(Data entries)
— begin —
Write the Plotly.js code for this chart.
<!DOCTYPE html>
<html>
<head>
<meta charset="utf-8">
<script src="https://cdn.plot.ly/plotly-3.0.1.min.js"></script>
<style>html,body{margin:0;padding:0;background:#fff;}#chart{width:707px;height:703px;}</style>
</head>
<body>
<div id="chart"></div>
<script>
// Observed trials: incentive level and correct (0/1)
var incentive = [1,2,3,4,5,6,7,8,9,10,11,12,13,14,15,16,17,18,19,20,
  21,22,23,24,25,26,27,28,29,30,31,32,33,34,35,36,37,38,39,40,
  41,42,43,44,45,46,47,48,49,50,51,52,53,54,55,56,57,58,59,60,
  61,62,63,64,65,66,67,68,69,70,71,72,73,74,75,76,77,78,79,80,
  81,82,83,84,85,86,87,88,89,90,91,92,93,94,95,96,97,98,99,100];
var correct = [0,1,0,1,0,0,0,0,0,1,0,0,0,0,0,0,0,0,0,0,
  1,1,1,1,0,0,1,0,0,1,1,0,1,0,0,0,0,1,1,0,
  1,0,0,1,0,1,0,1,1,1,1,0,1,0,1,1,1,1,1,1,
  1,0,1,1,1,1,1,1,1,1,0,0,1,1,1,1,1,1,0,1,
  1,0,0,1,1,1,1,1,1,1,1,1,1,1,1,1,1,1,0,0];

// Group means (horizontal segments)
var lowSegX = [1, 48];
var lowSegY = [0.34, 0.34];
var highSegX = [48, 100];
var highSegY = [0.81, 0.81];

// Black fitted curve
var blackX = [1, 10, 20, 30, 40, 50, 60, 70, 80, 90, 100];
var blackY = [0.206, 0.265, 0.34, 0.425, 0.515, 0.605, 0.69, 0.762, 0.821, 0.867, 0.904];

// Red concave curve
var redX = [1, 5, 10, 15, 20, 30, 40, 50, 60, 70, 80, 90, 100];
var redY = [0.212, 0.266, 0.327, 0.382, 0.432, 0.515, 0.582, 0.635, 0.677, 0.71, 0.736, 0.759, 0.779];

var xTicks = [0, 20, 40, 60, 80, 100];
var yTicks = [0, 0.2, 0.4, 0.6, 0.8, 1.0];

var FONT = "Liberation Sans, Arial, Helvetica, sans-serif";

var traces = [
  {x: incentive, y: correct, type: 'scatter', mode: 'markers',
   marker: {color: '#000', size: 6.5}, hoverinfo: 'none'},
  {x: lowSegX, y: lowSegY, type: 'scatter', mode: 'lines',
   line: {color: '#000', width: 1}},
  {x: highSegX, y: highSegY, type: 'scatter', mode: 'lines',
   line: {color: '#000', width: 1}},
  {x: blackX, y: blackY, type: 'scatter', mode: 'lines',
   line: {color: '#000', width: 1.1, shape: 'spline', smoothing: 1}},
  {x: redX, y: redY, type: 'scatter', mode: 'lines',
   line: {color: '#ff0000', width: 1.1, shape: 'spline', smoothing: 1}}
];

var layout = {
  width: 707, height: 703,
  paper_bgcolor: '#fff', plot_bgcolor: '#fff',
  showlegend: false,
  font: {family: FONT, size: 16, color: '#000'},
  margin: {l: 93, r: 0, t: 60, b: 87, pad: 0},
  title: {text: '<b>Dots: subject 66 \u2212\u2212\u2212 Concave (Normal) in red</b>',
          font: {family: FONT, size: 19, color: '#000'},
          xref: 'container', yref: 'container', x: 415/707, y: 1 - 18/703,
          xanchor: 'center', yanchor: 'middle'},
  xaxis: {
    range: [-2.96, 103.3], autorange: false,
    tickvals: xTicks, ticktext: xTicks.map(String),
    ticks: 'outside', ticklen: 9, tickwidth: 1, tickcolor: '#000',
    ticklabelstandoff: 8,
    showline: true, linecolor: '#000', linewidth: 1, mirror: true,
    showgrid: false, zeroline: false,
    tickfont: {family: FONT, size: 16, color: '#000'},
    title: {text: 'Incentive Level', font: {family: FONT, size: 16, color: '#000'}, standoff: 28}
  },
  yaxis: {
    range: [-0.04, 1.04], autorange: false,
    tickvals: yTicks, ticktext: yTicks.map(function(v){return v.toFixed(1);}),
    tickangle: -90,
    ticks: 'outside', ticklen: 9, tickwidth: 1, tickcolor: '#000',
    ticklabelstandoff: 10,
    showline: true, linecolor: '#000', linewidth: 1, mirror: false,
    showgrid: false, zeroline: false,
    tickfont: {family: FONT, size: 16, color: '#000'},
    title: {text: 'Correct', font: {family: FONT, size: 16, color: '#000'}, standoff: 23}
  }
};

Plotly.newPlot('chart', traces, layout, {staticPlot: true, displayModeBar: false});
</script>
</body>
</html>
— end —
— begin —
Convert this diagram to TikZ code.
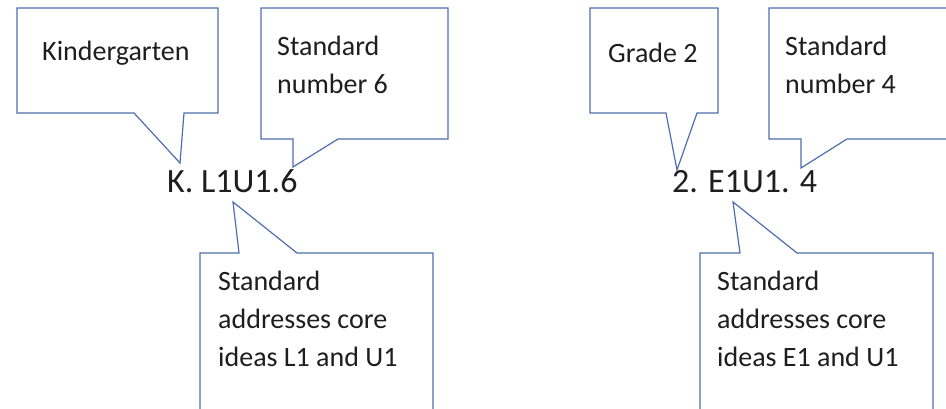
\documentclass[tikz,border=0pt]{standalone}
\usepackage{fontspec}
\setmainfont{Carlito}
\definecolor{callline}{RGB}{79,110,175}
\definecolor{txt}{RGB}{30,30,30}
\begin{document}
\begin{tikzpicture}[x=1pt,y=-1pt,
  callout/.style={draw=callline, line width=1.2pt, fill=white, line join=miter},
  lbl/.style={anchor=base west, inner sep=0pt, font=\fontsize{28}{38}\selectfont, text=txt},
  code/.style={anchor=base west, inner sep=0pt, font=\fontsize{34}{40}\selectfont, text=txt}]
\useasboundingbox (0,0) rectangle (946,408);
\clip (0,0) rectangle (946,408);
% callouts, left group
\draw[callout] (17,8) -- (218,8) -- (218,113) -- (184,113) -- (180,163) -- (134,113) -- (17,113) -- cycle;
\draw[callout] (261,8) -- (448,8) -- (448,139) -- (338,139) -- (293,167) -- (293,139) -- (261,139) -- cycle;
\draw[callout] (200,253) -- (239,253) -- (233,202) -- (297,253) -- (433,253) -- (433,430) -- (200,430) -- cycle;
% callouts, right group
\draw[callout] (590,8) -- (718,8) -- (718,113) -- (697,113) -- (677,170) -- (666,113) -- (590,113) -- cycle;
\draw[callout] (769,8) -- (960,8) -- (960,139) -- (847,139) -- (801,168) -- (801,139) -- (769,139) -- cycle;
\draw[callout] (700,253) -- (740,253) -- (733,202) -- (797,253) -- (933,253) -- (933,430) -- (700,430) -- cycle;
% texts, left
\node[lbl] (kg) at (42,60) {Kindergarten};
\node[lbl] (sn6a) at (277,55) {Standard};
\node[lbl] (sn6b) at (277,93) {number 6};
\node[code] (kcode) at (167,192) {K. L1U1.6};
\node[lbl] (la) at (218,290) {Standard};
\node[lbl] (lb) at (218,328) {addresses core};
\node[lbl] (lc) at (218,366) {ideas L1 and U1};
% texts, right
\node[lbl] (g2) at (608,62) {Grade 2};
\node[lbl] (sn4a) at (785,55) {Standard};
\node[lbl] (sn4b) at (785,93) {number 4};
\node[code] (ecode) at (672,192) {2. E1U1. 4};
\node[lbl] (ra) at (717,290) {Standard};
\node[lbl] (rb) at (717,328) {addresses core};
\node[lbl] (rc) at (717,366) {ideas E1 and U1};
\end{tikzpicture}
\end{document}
— end —
— AIM OF THE TASK —
Copy each line holding the word "chart" from the listing above.

— CORRECT RESPONSE —
Write the Plotly.js code for this chart.
<style>html,body{margin:0;padding:0;background:#fff;}#chart{width:707px;height:703px;}</style>
<div id="chart"></div>
Plotly.newPlot('chart', traces, layout, {staticPlot: true, displayModeBar: false});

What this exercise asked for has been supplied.